Begini konsekuensi alur logisnya,
Lagu “Orkes Sakit Hati”: Jika melihat Izin
Penambangan Khusus PTFI dalam kesepakatan kontrak kerja sama dengan Pemerintah
Indonesia (IUPK) tahun 2018, menurut Freeport tidak ada bea ekspor baru yang
diterapkan pada IUPK tersebut, dimana setelah pembangunan smelter-nya di Gresik
telah mencapai lebih dari 50 persen, maka harusnya Freeport bebas bea ekspor, hal
tersebut juga termaktub dalam PMK Nomor 39/PMK.010/2022. Namun aturan bea
ekspor tersebut tiba-tiba direvisi dalam PMK Nomor 71/2023, yang mana Freeport
harus membayar bea ekspor sebesar 7,5 persen, walaupun saat ini pembangunan
Smelternya telah mencapai di atas 70 persen. Melihat fakta ini, Freeport seakan
“bernyanyi”: “Semua yang kau inginkan s’lalu kuberi, kulakukan semua walau
sampai mati, jangan ingkari janji… Kebebasan yang kau dapatkan, bukan jadi kamu
boleh sembarangan, kamu sudah berjanji, jangan ingkari janji…”

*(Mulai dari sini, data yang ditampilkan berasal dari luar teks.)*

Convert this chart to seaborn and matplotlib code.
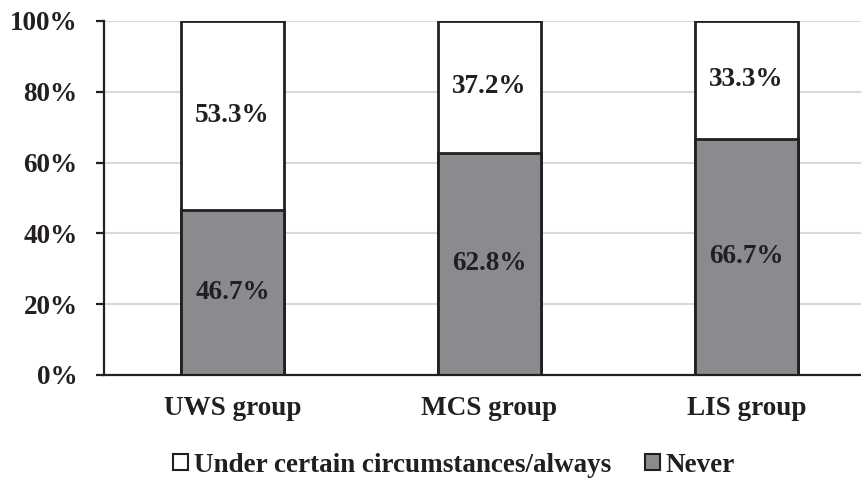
import matplotlib
matplotlib.use("Agg")
import matplotlib.pyplot as plt
from matplotlib.patches import Patch
from matplotlib.ticker import FuncFormatter
import numpy as np
import pandas as pd
import seaborn as sns

groups = ["UWS group", "MCS group", "LIS group"]
never = [46.7, 62.8, 66.7]
sometimes = [53.3, 37.2, 33.3]
series_labels = ["Under certain circumstances/always", "Never"]
y_ticks = [0, 20, 40, 60, 80, 100]

gray = "#8a8b8f"
edge = "#231f20"
grid_c = "#d9d9d9"
fs = 19.5

sns.set_theme(style="white")
plt.rcParams["font.family"] = ["Liberation Serif", "DejaVu Serif"]
plt.rcParams["font.weight"] = "bold"

df = pd.DataFrame({
    "group": groups,
    "never": never,
    "sometimes": sometimes,
})
df["total"] = df["never"] + df["sometimes"]

fig = plt.figure(figsize=(8.62, 4.79), dpi=100)
ax = fig.add_axes([104 / 862, 1 - 375 / 479, (875 - 104) / 862, (375 - 21) / 479])

# stacked bars: full-height white segment, then the "Never" part on top of it
sns.barplot(data=df, x="group", y="total", color="white", edgecolor=edge,
            linewidth=2, width=0.4, saturation=1, ax=ax, zorder=3)
sns.barplot(data=df, x="group", y="never", color=gray, edgecolor=edge,
            linewidth=2, width=0.4, saturation=1, ax=ax, zorder=4)

for i, (n, s) in enumerate(zip(never, sometimes)):
    ax.text(i, n / 2, f"{n:.1f}%", ha="center", va="center", fontsize=fs,
            fontweight="bold", color=edge, zorder=5)
    ax.text(i, n + s / 2, f"{s:.1f}%", ha="center", va="center", fontsize=fs,
            fontweight="bold", color=edge, zorder=5)

ax.set_xlim(-0.5, 2.5)
ax.set_ylim(0, 100)
ax.set_yticks(y_ticks)
ax.yaxis.set_major_formatter(FuncFormatter(lambda v, p: f"{v:.0f}%"))
ax.set_xlabel("")
ax.set_ylabel("")
ax.yaxis.grid(True, color=grid_c, linewidth=1.5, zorder=0)
ax.set_axisbelow(True)

for side in ["top", "right"]:
    ax.spines[side].set_visible(False)
for side in ["left", "bottom"]:
    ax.spines[side].set_color(edge)
    ax.spines[side].set_linewidth(1.6)
    ax.spines[side].set_zorder(6)

ax.tick_params(axis="y", direction="out", length=6, width=1.6, color=edge,
               pad=13, labelsize=fs, labelcolor=edge, left=True)
ax.tick_params(axis="x", length=0, pad=15, labelsize=fs, labelcolor=edge)
for lbl in ax.get_xticklabels() + ax.get_yticklabels():
    lbl.set_fontweight("bold")

handles = [
    Patch(facecolor="white", edgecolor=edge, linewidth=1.5, label=series_labels[0]),
    Patch(facecolor=gray, edgecolor=edge, linewidth=1.5, label=series_labels[1]),
]
fig.legend(handles=handles, loc="center", bbox_to_anchor=(454 / 862, 1 - 465 / 479),
           ncol=2, frameon=False, prop={"family": "Liberation Serif", "weight": "bold", "size": fs},
           handlelength=0.55, handleheight=0.55, handletextpad=0.2, columnspacing=1.25,
           labelcolor=edge)

fig.savefig("out.png", dpi=100)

Lagu “We Are The Champions”: Akhir-akhir ini walaupun
telah mulai mengekspor konsentrat tembaganya, Freeport diketahui hendak
mengejar hak hukumnya dengan mengajukan banding atas aturan baru bea ekspor
melalui PMK Nomor 71/2023. Mungkin, sekali lagi mungkin, lagu ini menjadi
motivasi sekaligus keyakinan kuat Freeport bahwa “We are the champions, my friends…

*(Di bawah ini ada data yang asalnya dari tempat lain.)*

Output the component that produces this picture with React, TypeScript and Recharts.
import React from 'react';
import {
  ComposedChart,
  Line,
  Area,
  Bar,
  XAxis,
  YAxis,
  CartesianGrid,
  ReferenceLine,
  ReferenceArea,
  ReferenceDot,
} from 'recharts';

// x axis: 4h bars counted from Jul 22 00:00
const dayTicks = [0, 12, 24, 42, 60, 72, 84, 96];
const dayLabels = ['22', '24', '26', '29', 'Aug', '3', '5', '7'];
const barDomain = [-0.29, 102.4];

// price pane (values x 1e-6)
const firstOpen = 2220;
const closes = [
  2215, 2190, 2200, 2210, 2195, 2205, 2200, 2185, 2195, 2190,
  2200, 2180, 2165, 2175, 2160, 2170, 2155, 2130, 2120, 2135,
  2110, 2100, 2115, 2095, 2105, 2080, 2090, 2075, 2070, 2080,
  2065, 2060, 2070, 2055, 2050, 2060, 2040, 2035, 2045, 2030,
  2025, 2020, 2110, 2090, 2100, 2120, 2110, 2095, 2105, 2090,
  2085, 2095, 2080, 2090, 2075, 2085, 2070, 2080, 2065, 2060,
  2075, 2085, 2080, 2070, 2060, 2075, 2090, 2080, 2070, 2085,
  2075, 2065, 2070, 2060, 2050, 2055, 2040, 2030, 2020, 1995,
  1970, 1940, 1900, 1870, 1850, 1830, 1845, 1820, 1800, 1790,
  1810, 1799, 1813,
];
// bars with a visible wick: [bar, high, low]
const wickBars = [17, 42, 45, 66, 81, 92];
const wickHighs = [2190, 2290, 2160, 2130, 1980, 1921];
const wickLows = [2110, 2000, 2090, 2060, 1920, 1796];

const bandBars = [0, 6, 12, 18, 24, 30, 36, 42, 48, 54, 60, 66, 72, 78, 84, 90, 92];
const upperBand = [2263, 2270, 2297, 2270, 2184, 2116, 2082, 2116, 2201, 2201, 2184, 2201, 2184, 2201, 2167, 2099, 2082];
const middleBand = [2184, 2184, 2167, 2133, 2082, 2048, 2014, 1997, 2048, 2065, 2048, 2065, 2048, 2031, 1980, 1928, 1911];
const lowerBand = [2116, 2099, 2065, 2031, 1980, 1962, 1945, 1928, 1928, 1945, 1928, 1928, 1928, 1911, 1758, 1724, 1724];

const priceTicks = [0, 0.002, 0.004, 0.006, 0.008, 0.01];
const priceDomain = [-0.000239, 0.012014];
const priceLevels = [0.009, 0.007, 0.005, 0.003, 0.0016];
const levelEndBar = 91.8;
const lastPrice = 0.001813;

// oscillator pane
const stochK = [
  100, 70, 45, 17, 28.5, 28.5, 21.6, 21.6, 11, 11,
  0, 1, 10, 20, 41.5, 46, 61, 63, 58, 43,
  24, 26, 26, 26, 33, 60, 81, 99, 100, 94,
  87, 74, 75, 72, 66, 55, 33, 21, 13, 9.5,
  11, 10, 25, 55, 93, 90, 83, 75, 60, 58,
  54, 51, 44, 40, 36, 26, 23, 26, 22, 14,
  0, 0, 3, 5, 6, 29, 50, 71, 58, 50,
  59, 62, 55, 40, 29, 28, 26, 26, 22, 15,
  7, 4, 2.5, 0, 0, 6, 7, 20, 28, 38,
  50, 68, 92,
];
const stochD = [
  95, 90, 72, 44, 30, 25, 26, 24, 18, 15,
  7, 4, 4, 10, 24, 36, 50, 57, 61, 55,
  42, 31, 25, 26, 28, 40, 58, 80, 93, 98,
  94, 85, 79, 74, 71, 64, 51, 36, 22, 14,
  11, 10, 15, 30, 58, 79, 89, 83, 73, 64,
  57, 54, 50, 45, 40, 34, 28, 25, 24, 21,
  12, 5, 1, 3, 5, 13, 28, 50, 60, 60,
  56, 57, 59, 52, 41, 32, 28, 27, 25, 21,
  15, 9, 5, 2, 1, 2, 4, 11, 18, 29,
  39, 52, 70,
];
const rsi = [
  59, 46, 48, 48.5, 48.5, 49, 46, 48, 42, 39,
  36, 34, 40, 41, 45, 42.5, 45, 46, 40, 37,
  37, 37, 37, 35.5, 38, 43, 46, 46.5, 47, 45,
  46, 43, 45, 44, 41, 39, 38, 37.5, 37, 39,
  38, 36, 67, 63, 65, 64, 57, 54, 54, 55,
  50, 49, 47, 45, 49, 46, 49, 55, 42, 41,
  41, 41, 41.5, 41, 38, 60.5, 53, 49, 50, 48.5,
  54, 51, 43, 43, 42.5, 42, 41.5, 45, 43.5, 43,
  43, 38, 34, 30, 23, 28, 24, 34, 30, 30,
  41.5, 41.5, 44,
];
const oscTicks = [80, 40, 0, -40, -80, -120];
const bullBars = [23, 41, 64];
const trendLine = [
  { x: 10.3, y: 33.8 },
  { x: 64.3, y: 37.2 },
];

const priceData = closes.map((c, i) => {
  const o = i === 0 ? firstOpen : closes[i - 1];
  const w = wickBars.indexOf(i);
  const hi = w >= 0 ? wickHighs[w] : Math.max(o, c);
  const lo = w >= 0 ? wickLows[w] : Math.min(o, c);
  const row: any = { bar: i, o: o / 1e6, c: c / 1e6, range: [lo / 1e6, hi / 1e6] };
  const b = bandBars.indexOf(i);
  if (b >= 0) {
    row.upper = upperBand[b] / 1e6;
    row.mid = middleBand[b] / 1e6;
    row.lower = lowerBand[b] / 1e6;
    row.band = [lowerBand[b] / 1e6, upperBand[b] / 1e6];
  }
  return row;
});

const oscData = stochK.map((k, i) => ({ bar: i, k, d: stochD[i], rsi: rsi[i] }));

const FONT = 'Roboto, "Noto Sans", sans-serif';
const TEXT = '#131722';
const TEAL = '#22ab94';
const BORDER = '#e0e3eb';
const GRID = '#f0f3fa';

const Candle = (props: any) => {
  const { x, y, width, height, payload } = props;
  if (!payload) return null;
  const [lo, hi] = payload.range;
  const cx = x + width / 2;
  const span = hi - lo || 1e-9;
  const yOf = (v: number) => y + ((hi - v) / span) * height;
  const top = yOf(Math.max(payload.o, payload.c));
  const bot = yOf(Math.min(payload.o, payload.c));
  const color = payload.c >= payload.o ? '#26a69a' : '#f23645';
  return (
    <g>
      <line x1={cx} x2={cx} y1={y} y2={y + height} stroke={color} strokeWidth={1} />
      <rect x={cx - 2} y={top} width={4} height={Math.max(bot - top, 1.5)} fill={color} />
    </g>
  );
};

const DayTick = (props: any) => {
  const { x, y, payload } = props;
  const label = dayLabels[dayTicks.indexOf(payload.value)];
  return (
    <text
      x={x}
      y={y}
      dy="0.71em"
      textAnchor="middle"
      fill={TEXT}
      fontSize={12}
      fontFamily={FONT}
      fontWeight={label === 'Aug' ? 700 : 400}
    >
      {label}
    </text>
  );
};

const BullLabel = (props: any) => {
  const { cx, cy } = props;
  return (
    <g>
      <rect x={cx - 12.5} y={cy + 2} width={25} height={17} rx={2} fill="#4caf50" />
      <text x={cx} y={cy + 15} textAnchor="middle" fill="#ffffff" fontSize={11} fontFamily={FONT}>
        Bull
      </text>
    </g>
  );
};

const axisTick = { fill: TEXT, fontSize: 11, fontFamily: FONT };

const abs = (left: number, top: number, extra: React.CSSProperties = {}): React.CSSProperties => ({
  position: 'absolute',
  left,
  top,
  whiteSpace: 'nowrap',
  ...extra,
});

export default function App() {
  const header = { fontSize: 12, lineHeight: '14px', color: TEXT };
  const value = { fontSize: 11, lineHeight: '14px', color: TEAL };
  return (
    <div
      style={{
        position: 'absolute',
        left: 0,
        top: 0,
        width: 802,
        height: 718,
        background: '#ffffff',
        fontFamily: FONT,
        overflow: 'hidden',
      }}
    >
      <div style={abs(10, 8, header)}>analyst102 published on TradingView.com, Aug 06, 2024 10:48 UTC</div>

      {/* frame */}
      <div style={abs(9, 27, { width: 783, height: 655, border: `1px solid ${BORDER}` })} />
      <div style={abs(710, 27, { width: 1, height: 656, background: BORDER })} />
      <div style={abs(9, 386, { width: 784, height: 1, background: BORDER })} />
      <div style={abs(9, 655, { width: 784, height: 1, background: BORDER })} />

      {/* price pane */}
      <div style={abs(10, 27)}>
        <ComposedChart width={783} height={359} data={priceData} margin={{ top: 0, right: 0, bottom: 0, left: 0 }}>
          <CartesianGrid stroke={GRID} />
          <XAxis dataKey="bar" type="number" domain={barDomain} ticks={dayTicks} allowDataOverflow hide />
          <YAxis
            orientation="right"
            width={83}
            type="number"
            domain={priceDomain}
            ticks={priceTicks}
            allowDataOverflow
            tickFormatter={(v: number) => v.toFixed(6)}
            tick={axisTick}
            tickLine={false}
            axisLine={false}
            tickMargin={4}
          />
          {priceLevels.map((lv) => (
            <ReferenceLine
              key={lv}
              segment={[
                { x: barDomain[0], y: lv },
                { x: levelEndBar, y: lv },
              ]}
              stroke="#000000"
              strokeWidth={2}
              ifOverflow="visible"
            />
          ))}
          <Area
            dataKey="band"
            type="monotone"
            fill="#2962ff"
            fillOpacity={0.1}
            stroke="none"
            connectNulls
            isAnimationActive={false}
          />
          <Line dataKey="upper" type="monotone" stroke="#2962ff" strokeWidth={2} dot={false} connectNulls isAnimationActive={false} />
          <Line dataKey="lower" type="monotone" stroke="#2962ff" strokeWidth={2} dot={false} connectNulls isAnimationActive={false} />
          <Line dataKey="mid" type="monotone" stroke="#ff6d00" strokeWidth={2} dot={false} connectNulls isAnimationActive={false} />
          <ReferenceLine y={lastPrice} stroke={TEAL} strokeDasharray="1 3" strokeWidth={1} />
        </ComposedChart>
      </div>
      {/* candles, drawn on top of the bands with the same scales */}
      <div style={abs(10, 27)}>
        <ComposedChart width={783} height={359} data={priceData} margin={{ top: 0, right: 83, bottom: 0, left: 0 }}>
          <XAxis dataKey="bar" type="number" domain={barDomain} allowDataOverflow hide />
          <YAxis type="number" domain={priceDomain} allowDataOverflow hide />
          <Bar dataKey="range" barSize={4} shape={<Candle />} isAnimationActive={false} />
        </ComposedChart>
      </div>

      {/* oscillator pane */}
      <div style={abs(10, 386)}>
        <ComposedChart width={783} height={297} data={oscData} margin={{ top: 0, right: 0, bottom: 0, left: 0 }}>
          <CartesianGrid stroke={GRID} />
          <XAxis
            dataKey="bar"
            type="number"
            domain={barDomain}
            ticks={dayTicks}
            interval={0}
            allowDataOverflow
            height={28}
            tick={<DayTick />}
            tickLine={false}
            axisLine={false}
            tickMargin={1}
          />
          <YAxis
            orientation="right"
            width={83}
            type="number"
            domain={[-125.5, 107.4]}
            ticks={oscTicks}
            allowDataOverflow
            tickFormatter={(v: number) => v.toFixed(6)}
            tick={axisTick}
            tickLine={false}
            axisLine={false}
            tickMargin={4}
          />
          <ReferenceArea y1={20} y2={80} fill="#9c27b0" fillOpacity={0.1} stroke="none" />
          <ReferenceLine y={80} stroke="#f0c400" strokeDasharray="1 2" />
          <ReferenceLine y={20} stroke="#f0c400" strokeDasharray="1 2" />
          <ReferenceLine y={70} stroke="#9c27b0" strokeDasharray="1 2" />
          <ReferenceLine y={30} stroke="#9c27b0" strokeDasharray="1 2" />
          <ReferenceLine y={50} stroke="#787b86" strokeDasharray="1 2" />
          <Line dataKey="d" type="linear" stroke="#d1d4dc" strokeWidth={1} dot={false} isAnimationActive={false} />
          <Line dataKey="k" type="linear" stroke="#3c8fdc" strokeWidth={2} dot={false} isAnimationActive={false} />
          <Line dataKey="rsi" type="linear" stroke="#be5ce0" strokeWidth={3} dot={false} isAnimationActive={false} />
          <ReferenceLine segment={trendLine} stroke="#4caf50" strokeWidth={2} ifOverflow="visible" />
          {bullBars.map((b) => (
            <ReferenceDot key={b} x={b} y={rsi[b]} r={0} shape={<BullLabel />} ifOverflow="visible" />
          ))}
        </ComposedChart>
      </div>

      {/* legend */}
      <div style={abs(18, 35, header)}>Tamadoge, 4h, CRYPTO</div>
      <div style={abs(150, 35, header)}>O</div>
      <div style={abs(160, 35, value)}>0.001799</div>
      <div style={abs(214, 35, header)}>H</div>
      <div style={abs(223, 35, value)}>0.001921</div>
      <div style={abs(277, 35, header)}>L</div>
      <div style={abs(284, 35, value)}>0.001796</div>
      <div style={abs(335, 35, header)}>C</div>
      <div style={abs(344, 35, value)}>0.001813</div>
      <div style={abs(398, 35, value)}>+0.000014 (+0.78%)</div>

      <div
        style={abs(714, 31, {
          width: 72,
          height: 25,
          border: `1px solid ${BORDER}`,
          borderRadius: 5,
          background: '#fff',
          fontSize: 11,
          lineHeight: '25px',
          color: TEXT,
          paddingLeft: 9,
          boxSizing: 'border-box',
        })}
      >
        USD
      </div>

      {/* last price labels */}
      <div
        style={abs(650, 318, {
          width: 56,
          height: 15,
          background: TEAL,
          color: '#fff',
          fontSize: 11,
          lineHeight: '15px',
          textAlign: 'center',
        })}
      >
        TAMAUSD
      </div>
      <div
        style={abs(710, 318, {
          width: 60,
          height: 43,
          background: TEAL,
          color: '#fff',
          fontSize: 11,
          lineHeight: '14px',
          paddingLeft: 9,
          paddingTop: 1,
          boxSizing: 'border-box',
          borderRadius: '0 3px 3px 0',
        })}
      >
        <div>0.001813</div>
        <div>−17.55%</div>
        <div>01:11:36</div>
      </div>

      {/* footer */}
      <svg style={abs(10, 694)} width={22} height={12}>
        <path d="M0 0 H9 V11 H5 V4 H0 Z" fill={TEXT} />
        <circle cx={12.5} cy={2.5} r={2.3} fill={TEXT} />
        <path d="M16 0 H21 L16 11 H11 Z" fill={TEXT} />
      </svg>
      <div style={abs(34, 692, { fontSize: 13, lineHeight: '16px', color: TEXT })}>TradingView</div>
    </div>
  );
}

and we’ll keep on fighting till the end…”
Lagu “Ku tak bisa”: Perjuangan tetaplah perjuangan,
namun Freeport pada akhirnya seakan hendak menyampaikan: “Sabar, sabar, aku
coba sabar.. sadar, sadar, seharusnya kita sadar, kau dan aku tercipta, nggak
boleh terpisah… Dan tak bisa, jauh, jauh, darimu…”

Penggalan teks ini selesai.